Written instruction: Make an exact transcription of the material, leaving out all images.

Data provided:
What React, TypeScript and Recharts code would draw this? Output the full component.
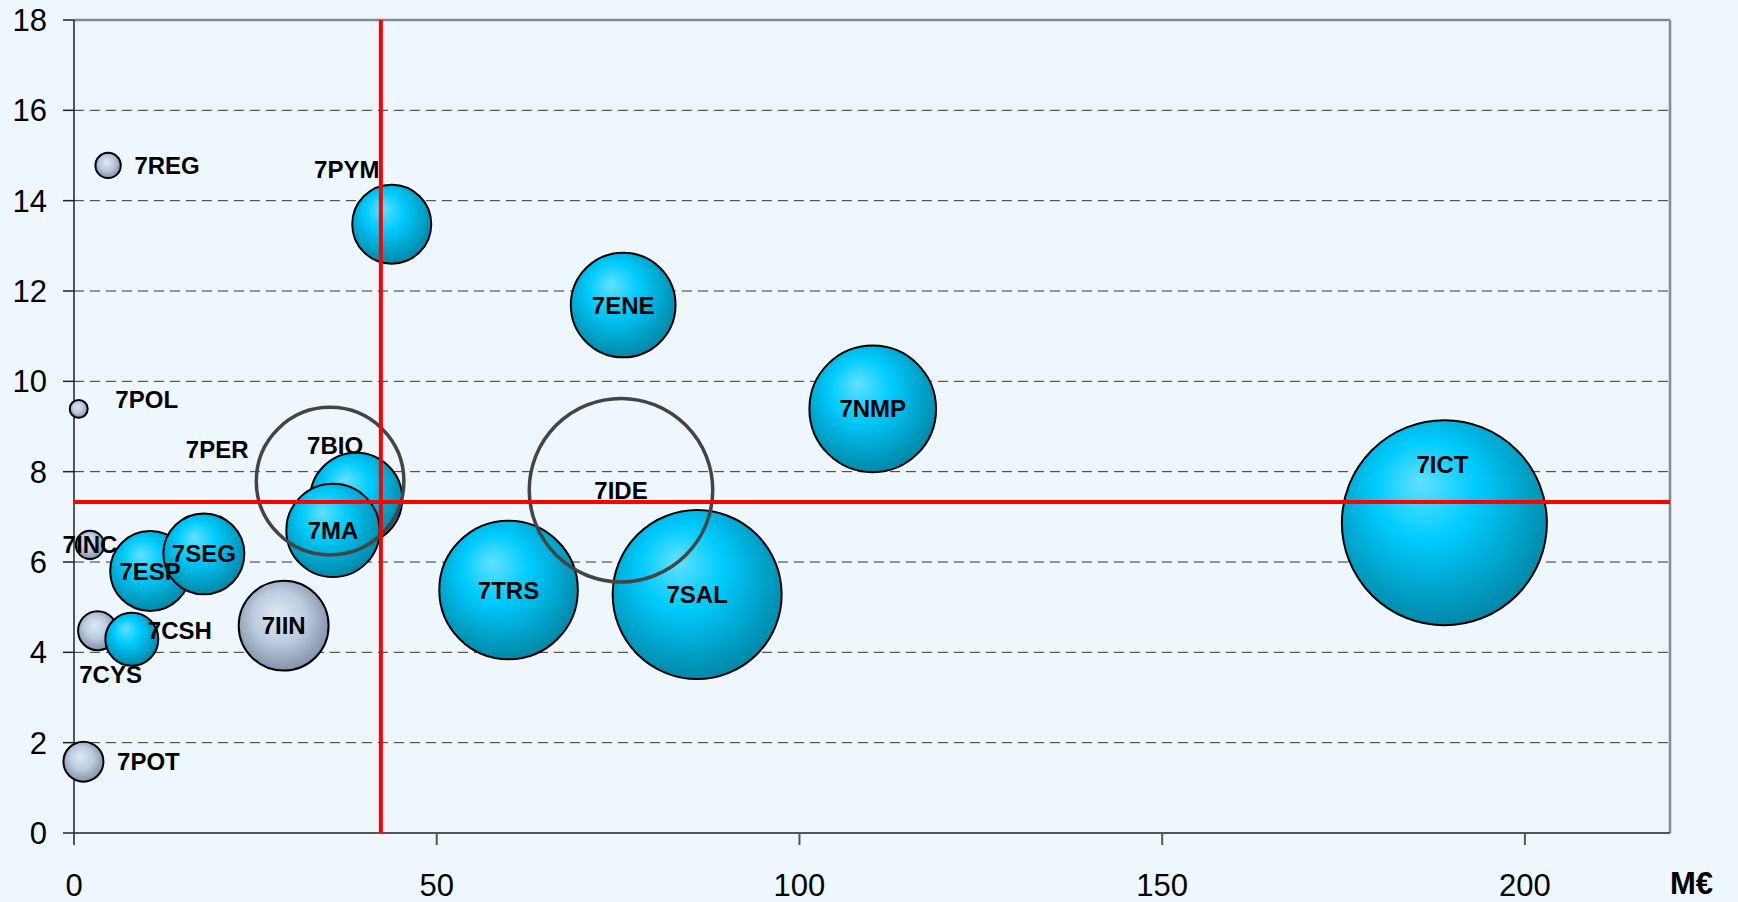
import React from "react";
import {
  ScatterChart,
  Scatter,
  XAxis,
  YAxis,
  ZAxis,
  CartesianGrid,
  ReferenceLine,
} from "recharts";

// filled blue bubbles
const BLUE_NAMES = ["7ESP", "7SEG", "7CSH", "7PER", "7MA", "7PYM", "7ENE", "7TRS", "7SAL", "7NMP", "7ICT"];
const BLUE_X = [10.5, 17.9, 7.97, 38.9, 35.7, 43.8, 75.7, 59.9, 85.9, 110.1, 188.9];
const BLUE_Y = [5.8, 6.18, 4.29, 7.4, 6.7, 13.48, 11.69, 5.38, 5.28, 9.39, 6.87];
const BLUE_Z = [160, 164, 70, 212, 218, 156, 274, 480, 714, 401, 1051];

// grey bubbles
const GRAY_NAMES = ["7REG", "7POL", "7INC", "7CYS", "7IIN", "7POT"];
const GRAY_X = [4.7, 0.65, 2.2, 3.25, 28.9, 1.3];
const GRAY_Y = [14.78, 9.39, 6.38, 4.48, 4.59, 1.58];
const GRAY_Z = [16, 8, 20, 38, 202, 40];

// empty circles
const HOLLOW_NAMES = ["7BIO", "7IDE"];
const HOLLOW_X = [35.3, 75.4];
const HOLLOW_Y = [7.79, 7.59];
const HOLLOW_Z = [567, 870];

const X_TICKS = [0, 50, 100, 150, 200];
const Y_TICKS = [0, 2, 4, 6, 8, 10, 12, 14, 16, 18];
const AVG_X = 42.3;
const AVG_Y = 7.33;

// label placement relative to bubble centre (px)
const LABEL_OFFSET: Record<string, [number, number]> = {
  "7REG": [59, 0],
  "7PYM": [-45, -55],
  "7ICT": [-2, -58],
  "7POL": [68, -9],
  "7PER": [-139, -49],
  "7BIO": [5, -36],
  "7CYS": [13, 44],
  "7CSH": [48, -9],
  "7POT": [65, 0],
};

const BG = "#edf7fd";
const FONT = "'Liberation Sans', Arial, sans-serif";

const zip = (names: string[], xs: number[], ys: number[], zs: number[]) =>
  names.map((name, i) => ({ name, x: xs[i], y: ys[i], z: zs[i] }));

const blueData = zip(BLUE_NAMES, BLUE_X, BLUE_Y, BLUE_Z);
const grayData = zip(GRAY_NAMES, GRAY_X, GRAY_Y, GRAY_Z);
const hollowData = zip(HOLLOW_NAMES, HOLLOW_X, HOLLOW_Y, HOLLOW_Z);
const allData = [...grayData, ...blueData, ...hollowData];

const Bubble = (fill: string) => (props: any) => {
  const { cx, cy, width } = props;
  return <circle cx={cx} cy={cy} r={width / 2} fill={fill} stroke="#000" strokeWidth={2} />;
};

const Ring = (props: any) => {
  const { cx, cy, width } = props;
  return <circle cx={cx} cy={cy} r={width / 2 - 1.5} fill="none" stroke="#444" strokeWidth={3.5} />;
};

const Label = (props: any) => {
  const { cx, cy, payload } = props;
  const [dx, dy] = LABEL_OFFSET[payload.name] || [0, 0];
  return (
    <text
      x={cx + dx}
      y={cy + dy}
      textAnchor="middle"
      dominantBaseline="central"
      fontFamily={FONT}
      fontWeight="bold"
      fontSize={24}
      fill="#000"
    >
      {payload.name}
    </text>
  );
};

export default function App() {
  const tick = { fontFamily: FONT, fontSize: 31, fill: "#000" };
  return (
    <div style={{ position: "fixed", left: 0, top: 0, width: 1738, height: 902, background: BG }}>
      <ScatterChart width={1738} height={902} margin={{ top: 20, right: 68, left: 0, bottom: 0 }}>
        <defs>
          <radialGradient id="blueGrad" cx="45%" cy="40%" r="60%" fx="38%" fy="30%">
            <stop offset="0%" stopColor="#62e0ff" />
            <stop offset="40%" stopColor="#00ccff" />
            <stop offset="100%" stopColor="#0088a8" />
          </radialGradient>
          <radialGradient id="grayGrad" cx="48%" cy="45%" r="58%" fx="42%" fy="36%">
            <stop offset="0%" stopColor="#dde8f4" />
            <stop offset="50%" stopColor="#bccbdf" />
            <stop offset="100%" stopColor="#7d8ca2" />
          </radialGradient>
        </defs>
        <CartesianGrid vertical={false} stroke="#333" strokeDasharray="10 6" fill={BG} />
        <XAxis
          type="number"
          dataKey="x"
          domain={[0, 220]}
          ticks={X_TICKS}
          tick={tick}
          tickSize={12}
          tickMargin={29}
          height={69}
          axisLine={{ stroke: "#555", strokeWidth: 2 }}
          tickLine={{ stroke: "#555", strokeWidth: 2 }}
        />
        <YAxis
          type="number"
          dataKey="y"
          domain={[0, 18]}
          ticks={Y_TICKS}
          tick={tick}
          width={74}
          tickSize={11}
          tickMargin={16}
          axisLine={{ stroke: "#222", strokeWidth: 1.5 }}
          tickLine={{ stroke: "#222", strokeWidth: 1.5 }}
        />
        <ZAxis type="number" dataKey="z" domain={[0, 1051]} range={[0, Math.PI * 102.5 * 102.5]} />
        <ReferenceLine y={18} stroke="#888" strokeWidth={2.5} />
        <ReferenceLine x={220} stroke="#888" strokeWidth={2.5} />
        <Scatter data={grayData} shape={Bubble("url(#grayGrad)")} isAnimationActive={false} />
        <Scatter data={blueData} shape={Bubble("url(#blueGrad)")} isAnimationActive={false} />
        <Scatter data={hollowData} shape={Ring} isAnimationActive={false} />
        <Scatter data={allData} shape={Label} isAnimationActive={false} />
        <ReferenceLine x={AVG_X} stroke="#ff0000" strokeWidth={4} zIndex={1500} />
        <ReferenceLine y={AVG_Y} stroke="#ff0000" strokeWidth={4} zIndex={1500} />
      </ScatterChart>
      <div
        style={{
          position: "absolute",
          left: 1670,
          top: 866,
          fontFamily: FONT,
          fontWeight: "bold",
          fontSize: 31,
          lineHeight: "36px",
        }}
      >
        M€
      </div>
    </div>
  );
}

Output of the exercise:
What React, TypeScript and Recharts code would draw this? Output the full component.
import React from "react";
import {
  ScatterChart,
  Scatter,
  XAxis,
  YAxis,
  ZAxis,
  CartesianGrid,
  ReferenceLine,
} from "recharts";

// filled blue bubbles
const BLUE_NAMES = ["7ESP", "7SEG", "7CSH", "7PER", "7MA", "7PYM", "7ENE", "7TRS", "7SAL", "7NMP", "7ICT"];
const BLUE_X = [10.5, 17.9, 7.97, 38.9, 35.7, 43.8, 75.7, 59.9, 85.9, 110.1, 188.9];
const BLUE_Y = [5.8, 6.18, 4.29, 7.4, 6.7, 13.48, 11.69, 5.38, 5.28, 9.39, 6.87];
const BLUE_Z = [160, 164, 70, 212, 218, 156, 274, 480, 714, 401, 1051];

// grey bubbles
const GRAY_NAMES = ["7REG", "7POL", "7INC", "7CYS", "7IIN", "7POT"];
const GRAY_X = [4.7, 0.65, 2.2, 3.25, 28.9, 1.3];
const GRAY_Y = [14.78, 9.39, 6.38, 4.48, 4.59, 1.58];
const GRAY_Z = [16, 8, 20, 38, 202, 40];

// empty circles
const HOLLOW_NAMES = ["7BIO", "7IDE"];
const HOLLOW_X = [35.3, 75.4];
const HOLLOW_Y = [7.79, 7.59];
const HOLLOW_Z = [567, 870];

const X_TICKS = [0, 50, 100, 150, 200];
const Y_TICKS = [0, 2, 4, 6, 8, 10, 12, 14, 16, 18];
const AVG_X = 42.3;
const AVG_Y = 7.33;

// label placement relative to bubble centre (px)
const LABEL_OFFSET: Record<string, [number, number]> = {
  "7REG": [59, 0],
  "7PYM": [-45, -55],
  "7ICT": [-2, -58],
  "7POL": [68, -9],
  "7PER": [-139, -49],
  "7BIO": [5, -36],
  "7CYS": [13, 44],
  "7CSH": [48, -9],
  "7POT": [65, 0],
};

const BG = "#edf7fd";
const FONT = "'Liberation Sans', Arial, sans-serif";

const zip = (names: string[], xs: number[], ys: number[], zs: number[]) =>
  names.map((name, i) => ({ name, x: xs[i], y: ys[i], z: zs[i] }));

const blueData = zip(BLUE_NAMES, BLUE_X, BLUE_Y, BLUE_Z);
const grayData = zip(GRAY_NAMES, GRAY_X, GRAY_Y, GRAY_Z);
const hollowData = zip(HOLLOW_NAMES, HOLLOW_X, HOLLOW_Y, HOLLOW_Z);
const allData = [...grayData, ...blueData, ...hollowData];

const Bubble = (fill: string) => (props: any) => {
  const { cx, cy, width } = props;
  return <circle cx={cx} cy={cy} r={width / 2} fill={fill} stroke="#000" strokeWidth={2} />;
};

const Ring = (props: any) => {
  const { cx, cy, width } = props;
  return <circle cx={cx} cy={cy} r={width / 2 - 1.5} fill="none" stroke="#444" strokeWidth={3.5} />;
};

const Label = (props: any) => {
  const { cx, cy, payload } = props;
  const [dx, dy] = LABEL_OFFSET[payload.name] || [0, 0];
  return (
    <text
      x={cx + dx}
      y={cy + dy}
      textAnchor="middle"
      dominantBaseline="central"
      fontFamily={FONT}
      fontWeight="bold"
      fontSize={24}
      fill="#000"
    >
      {payload.name}
    </text>
  );
};

export default function App() {
  const tick = { fontFamily: FONT, fontSize: 31, fill: "#000" };
  return (
    <div style={{ position: "fixed", left: 0, top: 0, width: 1738, height: 902, background: BG }}>
      <ScatterChart width={1738} height={902} margin={{ top: 20, right: 68, left: 0, bottom: 0 }}>
        <defs>
          <radialGradient id="blueGrad" cx="45%" cy="40%" r="60%" fx="38%" fy="30%">
            <stop offset="0%" stopColor="#62e0ff" />
            <stop offset="40%" stopColor="#00ccff" />
            <stop offset="100%" stopColor="#0088a8" />
          </radialGradient>
          <radialGradient id="grayGrad" cx="48%" cy="45%" r="58%" fx="42%" fy="36%">
            <stop offset="0%" stopColor="#dde8f4" />
            <stop offset="50%" stopColor="#bccbdf" />
            <stop offset="100%" stopColor="#7d8ca2" />
          </radialGradient>
        </defs>
        <CartesianGrid vertical={false} stroke="#333" strokeDasharray="10 6" fill={BG} />
        <XAxis
          type="number"
          dataKey="x"
          domain={[0, 220]}
          ticks={X_TICKS}
          tick={tick}
          tickSize={12}
          tickMargin={29}
          height={69}
          axisLine={{ stroke: "#555", strokeWidth: 2 }}
          tickLine={{ stroke: "#555", strokeWidth: 2 }}
        />
        <YAxis
          type="number"
          dataKey="y"
          domain={[0, 18]}
          ticks={Y_TICKS}
          tick={tick}
          width={74}
          tickSize={11}
          tickMargin={16}
          axisLine={{ stroke: "#222", strokeWidth: 1.5 }}
          tickLine={{ stroke: "#222", strokeWidth: 1.5 }}
        />
        <ZAxis type="number" dataKey="z" domain={[0, 1051]} range={[0, Math.PI * 102.5 * 102.5]} />
        <ReferenceLine y={18} stroke="#888" strokeWidth={2.5} />
        <ReferenceLine x={220} stroke="#888" strokeWidth={2.5} />
        <Scatter data={grayData} shape={Bubble("url(#grayGrad)")} isAnimationActive={false} />
        <Scatter data={blueData} shape={Bubble("url(#blueGrad)")} isAnimationActive={false} />
        <Scatter data={hollowData} shape={Ring} isAnimationActive={false} />
        <Scatter data={allData} shape={Label} isAnimationActive={false} />
        <ReferenceLine x={AVG_X} stroke="#ff0000" strokeWidth={4} zIndex={1500} />
        <ReferenceLine y={AVG_Y} stroke="#ff0000" strokeWidth={4} zIndex={1500} />
      </ScatterChart>
      <div
        style={{
          position: "absolute",
          left: 1670,
          top: 866,
          fontFamily: FONT,
          fontWeight: "bold",
          fontSize: 31,
          lineHeight: "36px",
        }}
      >
        M€
      </div>
    </div>
  );
}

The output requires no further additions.